=== MATERIAL PROVIDED ===
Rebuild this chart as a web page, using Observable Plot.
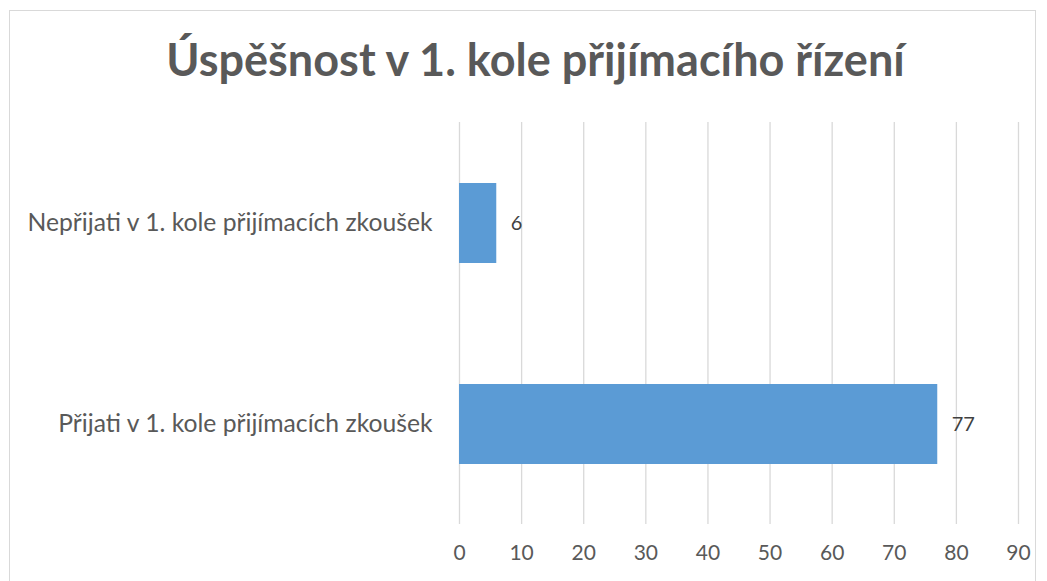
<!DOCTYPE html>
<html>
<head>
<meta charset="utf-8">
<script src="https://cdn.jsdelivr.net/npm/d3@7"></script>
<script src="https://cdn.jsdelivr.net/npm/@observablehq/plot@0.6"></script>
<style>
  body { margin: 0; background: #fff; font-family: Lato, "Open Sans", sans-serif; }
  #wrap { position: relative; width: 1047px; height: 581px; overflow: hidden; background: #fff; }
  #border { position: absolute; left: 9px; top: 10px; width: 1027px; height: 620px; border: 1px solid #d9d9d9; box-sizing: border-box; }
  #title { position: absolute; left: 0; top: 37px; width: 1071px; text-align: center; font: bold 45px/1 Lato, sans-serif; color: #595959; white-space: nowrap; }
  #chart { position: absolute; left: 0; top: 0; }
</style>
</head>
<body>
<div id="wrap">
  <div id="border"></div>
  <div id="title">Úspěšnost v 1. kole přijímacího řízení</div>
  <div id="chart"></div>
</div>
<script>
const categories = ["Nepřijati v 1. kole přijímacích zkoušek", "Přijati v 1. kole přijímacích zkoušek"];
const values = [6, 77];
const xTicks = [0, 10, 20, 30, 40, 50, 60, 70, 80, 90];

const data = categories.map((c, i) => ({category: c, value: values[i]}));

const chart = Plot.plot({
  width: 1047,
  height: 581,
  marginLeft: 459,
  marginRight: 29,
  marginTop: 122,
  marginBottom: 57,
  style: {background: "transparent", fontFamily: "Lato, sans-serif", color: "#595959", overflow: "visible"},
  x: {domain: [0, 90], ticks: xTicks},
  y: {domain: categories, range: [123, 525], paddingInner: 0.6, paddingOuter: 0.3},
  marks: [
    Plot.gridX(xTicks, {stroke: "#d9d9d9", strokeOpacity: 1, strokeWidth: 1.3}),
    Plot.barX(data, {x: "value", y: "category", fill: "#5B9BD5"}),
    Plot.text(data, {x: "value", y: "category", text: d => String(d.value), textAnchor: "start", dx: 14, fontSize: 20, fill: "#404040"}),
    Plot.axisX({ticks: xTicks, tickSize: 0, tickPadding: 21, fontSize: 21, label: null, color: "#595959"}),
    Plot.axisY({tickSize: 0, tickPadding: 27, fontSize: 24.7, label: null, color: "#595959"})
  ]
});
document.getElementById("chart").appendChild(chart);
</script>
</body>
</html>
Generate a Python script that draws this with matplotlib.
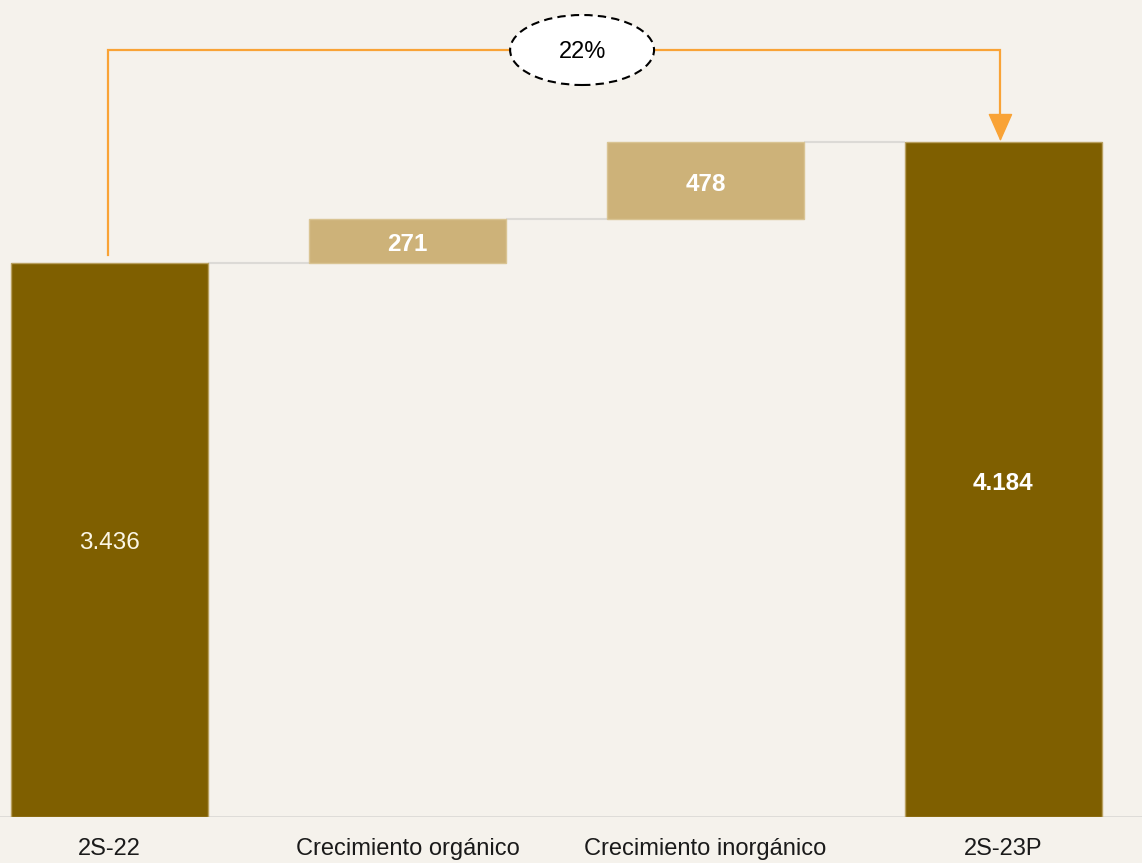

* * *

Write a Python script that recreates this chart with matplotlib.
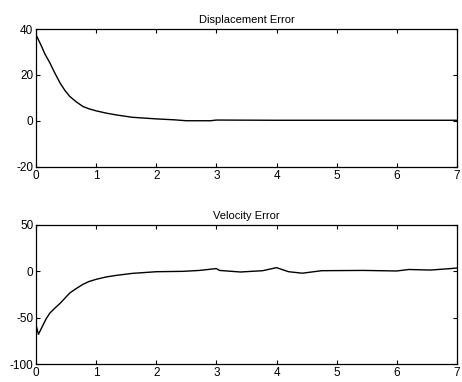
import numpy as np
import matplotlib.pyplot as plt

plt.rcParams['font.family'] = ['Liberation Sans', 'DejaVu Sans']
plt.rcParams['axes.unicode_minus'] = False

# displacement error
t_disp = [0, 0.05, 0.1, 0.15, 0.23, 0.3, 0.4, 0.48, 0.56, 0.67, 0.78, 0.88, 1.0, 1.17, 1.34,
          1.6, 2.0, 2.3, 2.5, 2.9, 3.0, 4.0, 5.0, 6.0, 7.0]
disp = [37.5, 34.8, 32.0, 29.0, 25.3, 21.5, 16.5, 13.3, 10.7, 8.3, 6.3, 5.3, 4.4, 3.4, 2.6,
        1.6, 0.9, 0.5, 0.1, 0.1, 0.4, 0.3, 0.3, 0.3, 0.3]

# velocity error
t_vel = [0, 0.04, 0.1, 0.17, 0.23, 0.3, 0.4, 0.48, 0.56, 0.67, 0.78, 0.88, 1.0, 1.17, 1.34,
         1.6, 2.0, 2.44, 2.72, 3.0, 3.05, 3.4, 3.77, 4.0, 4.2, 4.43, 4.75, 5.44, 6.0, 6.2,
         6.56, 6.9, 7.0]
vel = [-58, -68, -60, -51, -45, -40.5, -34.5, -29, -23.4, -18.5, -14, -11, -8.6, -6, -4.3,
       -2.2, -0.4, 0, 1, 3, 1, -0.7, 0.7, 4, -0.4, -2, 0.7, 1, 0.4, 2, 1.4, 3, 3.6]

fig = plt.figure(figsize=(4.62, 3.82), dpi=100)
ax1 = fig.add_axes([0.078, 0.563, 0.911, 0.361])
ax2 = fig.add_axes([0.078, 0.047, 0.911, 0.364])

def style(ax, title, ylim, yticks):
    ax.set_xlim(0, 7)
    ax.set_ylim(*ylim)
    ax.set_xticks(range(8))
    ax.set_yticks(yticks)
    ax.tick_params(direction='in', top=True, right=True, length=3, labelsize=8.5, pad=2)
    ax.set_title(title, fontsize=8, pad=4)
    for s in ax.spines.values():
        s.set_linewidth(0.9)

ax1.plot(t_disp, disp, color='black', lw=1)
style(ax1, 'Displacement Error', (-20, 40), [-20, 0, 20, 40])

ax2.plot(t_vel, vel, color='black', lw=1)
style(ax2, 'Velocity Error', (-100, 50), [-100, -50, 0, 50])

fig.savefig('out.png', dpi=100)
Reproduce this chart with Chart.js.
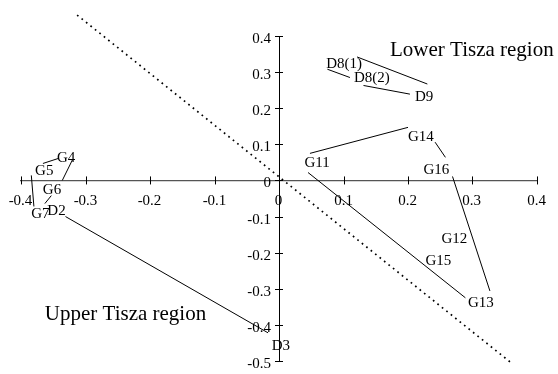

=== TASK INSTRUCTIONS ===
Print exactly the lines from the line containing "Rebuild this chart" through the line containing "const data = categories.map((c, i)", and omit any picture found among them.

=== THE RESULT ===
Rebuild this chart as a web page, using Observable Plot.
<!DOCTYPE html>
<html>
<head>
<meta charset="utf-8">
<script src="https://cdn.jsdelivr.net/npm/d3@7"></script>
<script src="https://cdn.jsdelivr.net/npm/@observablehq/plot@0.6"></script>
<style>
  body { margin: 0; background: #fff; font-family: Lato, "Open Sans", sans-serif; }
  #wrap { position: relative; width: 1047px; height: 581px; overflow: hidden; background: #fff; }
  #border { position: absolute; left: 9px; top: 10px; width: 1027px; height: 620px; border: 1px solid #d9d9d9; box-sizing: border-box; }
  #title { position: absolute; left: 0; top: 37px; width: 1071px; text-align: center; font: bold 45px/1 Lato, sans-serif; color: #595959; white-space: nowrap; }
  #chart { position: absolute; left: 0; top: 0; }
</style>
</head>
<body>
<div id="wrap">
  <div id="border"></div>
  <div id="title">Úspěšnost v 1. kole přijímacího řízení</div>
  <div id="chart"></div>
</div>
<script>
const categories = ["Nepřijati v 1. kole přijímacích zkoušek", "Přijati v 1. kole přijímacích zkoušek"];
const values = [6, 77];
const xTicks = [0, 10, 20, 30, 40, 50, 60, 70, 80, 90];

const data = categories.map((c, i) => ({category: c, value: values[i]}));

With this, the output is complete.